ロシアによる軍事侵攻が始まった直後、アメリカ留学中だったレシィ。ウクライナの音楽シーンで活躍していたミュージシャンのアンドリーイ。戦争が始まった直後、その現実から目をそらしていたカメラマンのワレンティン。
終わりの見えない戦場で、希望と絶望のはざまに生きる人々の記録を伝える。

出演:有馬嘉男(NHK記者)
語り:井上二郎(NHKアナウンサー)


ETV特集「戦禍に言葉を編む」
2月24日(土) Eテレ 午後11:00~11:59

戦時下のウクライナで、市井の人たちの体験を聞きとった本『戦争語彙集』が出版された。「ゴミ」「スイーツ」「恋愛」など77の短編には、それまでの日常……ささやかでかけがえのない生活や記憶が、ひたひたと戦争にむしばまれていく様子がつづられている。
ロシアによる侵攻開始から2年、ウクライナの人々の心の奥底では、どんな変化が起きているのか。現地を歩き、戦禍に編まれた1人1人の言葉をみつめていく。

語り:池松壮亮


BSスペシャル「ウクライナ 戦場のシェフ」
2月24日(土)NHK-BS 午後10:30~11:19

「軍隊は胃袋で動く」。
このナポレオンの言葉を実践するのは、シェフのジェニャ・ミハイレンコさん。本職はキーウで、人気レストランを経営するウクライナの有名シェフだ。
ロシアとの戦いが始まってから、40人の料理人を率い、ウクライナ兵士においしく栄養豊富な料理を提供する活動を続けている。
開戦から2年、世界からの支援は細り、ウクライナは劣勢を強いられている。

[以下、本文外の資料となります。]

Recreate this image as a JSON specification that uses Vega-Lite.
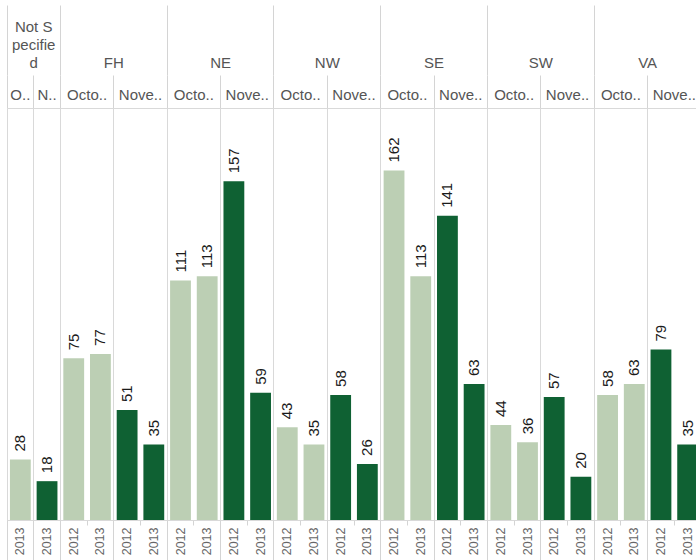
{
  "$schema": "https://vega.github.io/schema/vega-lite/v6.json",
  "autosize": {"type": "none"},
  "width": 689,
  "height": 412,
  "padding": {"left": 7, "top": 108, "right": 0, "bottom": 40},
  "config": {"view": {"stroke": null}, "font": "Liberation Sans"},
  "data": {"values": [
    {"region": "Not Specified", "month": "October", "year": "2013", "value": 28},
    {"region": "Not Specified", "month": "November", "year": "2013", "value": 18},
    {"region": "FH", "month": "October", "year": "2012", "value": 75},
    {"region": "FH", "month": "October", "year": "2013", "value": 77},
    {"region": "FH", "month": "November", "year": "2012", "value": 51},
    {"region": "FH", "month": "November", "year": "2013", "value": 35},
    {"region": "NE", "month": "October", "year": "2012", "value": 111},
    {"region": "NE", "month": "October", "year": "2013", "value": 113},
    {"region": "NE", "month": "November", "year": "2012", "value": 157},
    {"region": "NE", "month": "November", "year": "2013", "value": 59},
    {"region": "NW", "month": "October", "year": "2012", "value": 43},
    {"region": "NW", "month": "October", "year": "2013", "value": 35},
    {"region": "NW", "month": "November", "year": "2012", "value": 58},
    {"region": "NW", "month": "November", "year": "2013", "value": 26},
    {"region": "SE", "month": "October", "year": "2012", "value": 162},
    {"region": "SE", "month": "October", "year": "2013", "value": 113},
    {"region": "SE", "month": "November", "year": "2012", "value": 141},
    {"region": "SE", "month": "November", "year": "2013", "value": 63},
    {"region": "SW", "month": "October", "year": "2012", "value": 44},
    {"region": "SW", "month": "October", "year": "2013", "value": 36},
    {"region": "SW", "month": "November", "year": "2012", "value": 57},
    {"region": "SW", "month": "November", "year": "2013", "value": 20},
    {"region": "VA", "month": "October", "year": "2012", "value": 58},
    {"region": "VA", "month": "October", "year": "2013", "value": 63},
    {"region": "VA", "month": "November", "year": "2012", "value": 79},
    {"region": "VA", "month": "November", "year": "2013", "value": 35}
  ]},
  "transform": [
    {"calculate": "datum.region + '|' + datum.month + '|' + datum.year", "as": "key"}
  ],
  "resolve": {"axis": {"x": "independent"}},
  "layer": [
    {
      "mark": {"type": "bar", "width": {"band": 0.78}},
      "encoding": {
        "x": {
          "field": "key", "type": "nominal", "sort": null,
          "scale": {"range": [0, 694], "paddingInner": 0, "paddingOuter": 0},
          "axis": {
            "orient": "bottom", "title": null, "bandPosition": 0,
            "labelExpr": "split(datum.value, '|')[2]",
            "labelAngle": 270, "labelAlign": "right", "labelBaseline": "middle",
            "labelOffset": 0, "labelPadding": 2,
            "labelFontSize": 12.5, "labelColor": "#666666",
            "labelOverlap": false, "labelBound": false, "labelFlush": false,
            "tickSize": 5, "tickColor": "#d4d4d4",
            "domainColor": "#d9d9d9",
            "grid": true, "gridColor": "#d9d9d9",
            "gridOpacity": {"condition": {"test": "split(datum.value, '|')[2] == '2012' || split(datum.value, '|')[0] == 'Not Specified'", "value": 1}, "value": 0}
          }
        },
        "y": {"field": "value", "type": "quantitative", "scale": {"domain": [0, 191], "nice": false}, "axis": null},
        "color": {
          "field": "month", "type": "nominal",
          "scale": {"domain": ["October", "November"], "range": ["#bccfb4", "#0f6133"]},
          "legend": null
        }
      }
    },
    {
      "mark": {"type": "text", "angle": 270, "align": "left", "baseline": "middle", "dx": 8, "fontSize": 15, "color": "#1a1a1a"},
      "encoding": {
        "x": {"field": "key", "type": "nominal", "sort": null, "axis": null},
        "y": {"field": "value", "type": "quantitative", "axis": null},
        "text": {"field": "value", "type": "quantitative"}
      }
    },
    {
      "mark": {"type": "tick", "opacity": 0},
      "encoding": {
        "x": {
          "field": "key", "type": "nominal", "sort": null,
          "axis": {
            "orient": "bottom", "title": null, "bandPosition": 0,
            "labels": false, "domain": false, "grid": false,
            "tickSize": 40, "tickColor": "#d4d4d4",
            "tickOpacity": {"condition": {"test": "split(datum.value, '|')[2] == '2012' || split(datum.value, '|')[0] == 'Not Specified'", "value": 1}, "value": 0}
          }
        }
      }
    },
    {
      "mark": {"type": "tick", "opacity": 0},
      "encoding": {
        "x": {
          "field": "key", "type": "nominal", "sort": null,
          "axis": {
            "orient": "top", "title": null, "bandPosition": 0, "grid": false,
            "domainColor": "#d9d9d9",
            "labelExpr": "split(datum.value, '|')[0] == 'Not Specified' ? (split(datum.value, '|')[1] == 'October' ? 'O..' : 'N..') : (split(datum.value, '|')[2] == '2012' ? (split(datum.value, '|')[1] == 'October' ? 'Octo..' : 'Nove..') : '')",
            "labelAngle": 0, "labelAlign": "center", "labelBaseline": "bottom",
            "labelOffset": {"condition": {"test": "split(datum.value, '|')[0] == 'Not Specified'", "value": 0}, "value": 13.35},
            "labelPadding": -27,
            "labelFontSize": 15, "labelColor": "#555555",
            "labelOverlap": false, "labelBound": false, "labelFlush": false,
            "tickSize": 33, "tickColor": "#d4d4d4",
            "tickOpacity": {"condition": {"test": "split(datum.value, '|')[2] == '2012' || split(datum.value, '|')[0] == 'Not Specified'", "value": 1}, "value": 0}
          }
        }
      }
    },
    {
      "mark": {"type": "tick", "opacity": 0},
      "encoding": {
        "x": {
          "field": "key", "type": "nominal", "sort": null,
          "axis": {
            "orient": "top", "offset": 33, "title": null, "bandPosition": 0, "grid": false,
            "domain": false,
            "labelExpr": "datum.value == 'Not Specified|October|2013' ? ['Not S', 'pecifie', 'd'] : (split(datum.value, '|')[1] == 'October' && split(datum.value, '|')[2] == '2012' ? split(datum.value, '|')[0] : '')",
            "labelAngle": 0, "labelAlign": "center", "labelBaseline": "bottom",
            "labelOffset": {"condition": {"test": "split(datum.value, '|')[0] == 'Not Specified'", "value": 13.35}, "value": 40.05},
            "labelPadding": {"condition": {"test": "split(datum.value, '|')[0] == 'Not Specified'", "value": -29}, "value": -65},
            "labelLineHeight": 18,
            "labelFontSize": 15, "labelColor": "#555555",
            "labelOverlap": false, "labelBound": false, "labelFlush": false,
            "tickSize": 70, "tickColor": "#d4d4d4",
            "tickOpacity": {"condition": {"test": "(split(datum.value, '|')[1] == 'October' && split(datum.value, '|')[2] == '2012') || datum.value == 'Not Specified|October|2013'", "value": 1}, "value": 0}
          }
        }
      }
    }
  ]
}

料理の力で兵士たちを支えようとする、もうひとつの戦い。


ⓒStarlight Media/Gaumont/Roman Lisovsky

ドライブ in ウクライナ 彼女は「告白」を乗せて走る
2月26日(月) NHK-BS 午後11:30~午前0:57(第1~3回/3話連続)
2月27日(火) NHK-BS 午後11:30~午前0:25(第4~5回/2話連続)
※全10回のうち、制作が終了している第1回~5回を日本語字幕版(各回30分内)で放送。

ウクライナの制作会社が制作したウクライナの「今」を描くドラマ。
ウクライナ東部出身の心理学者リディアは、運転ボランティアとして、さまざまな乗客を目的地に運んでいる。妹とケンカ別れをした女性オリガ、夫の愛人であるインガ、国外へ出ようとするフランス人夫妻など……その道すがら、乗客たちはリディアに心情を語る。
リディア自身も問題を抱えている。不誠実な夫のドミトロ(愛称ディマ)と離婚したいが、応じてもらえない。2014年の騒乱のさなかに起きたバスの爆撃事故で亡くなった妹のことも忘れられない。
彼女の車には妹が物語を朗読したCDが残されている。その声に導かれるかのように、リディアと乗客たちの旅は続く。
主人公・リディア役はウクライナの実力派俳優、アナスタシア・カルペンコ。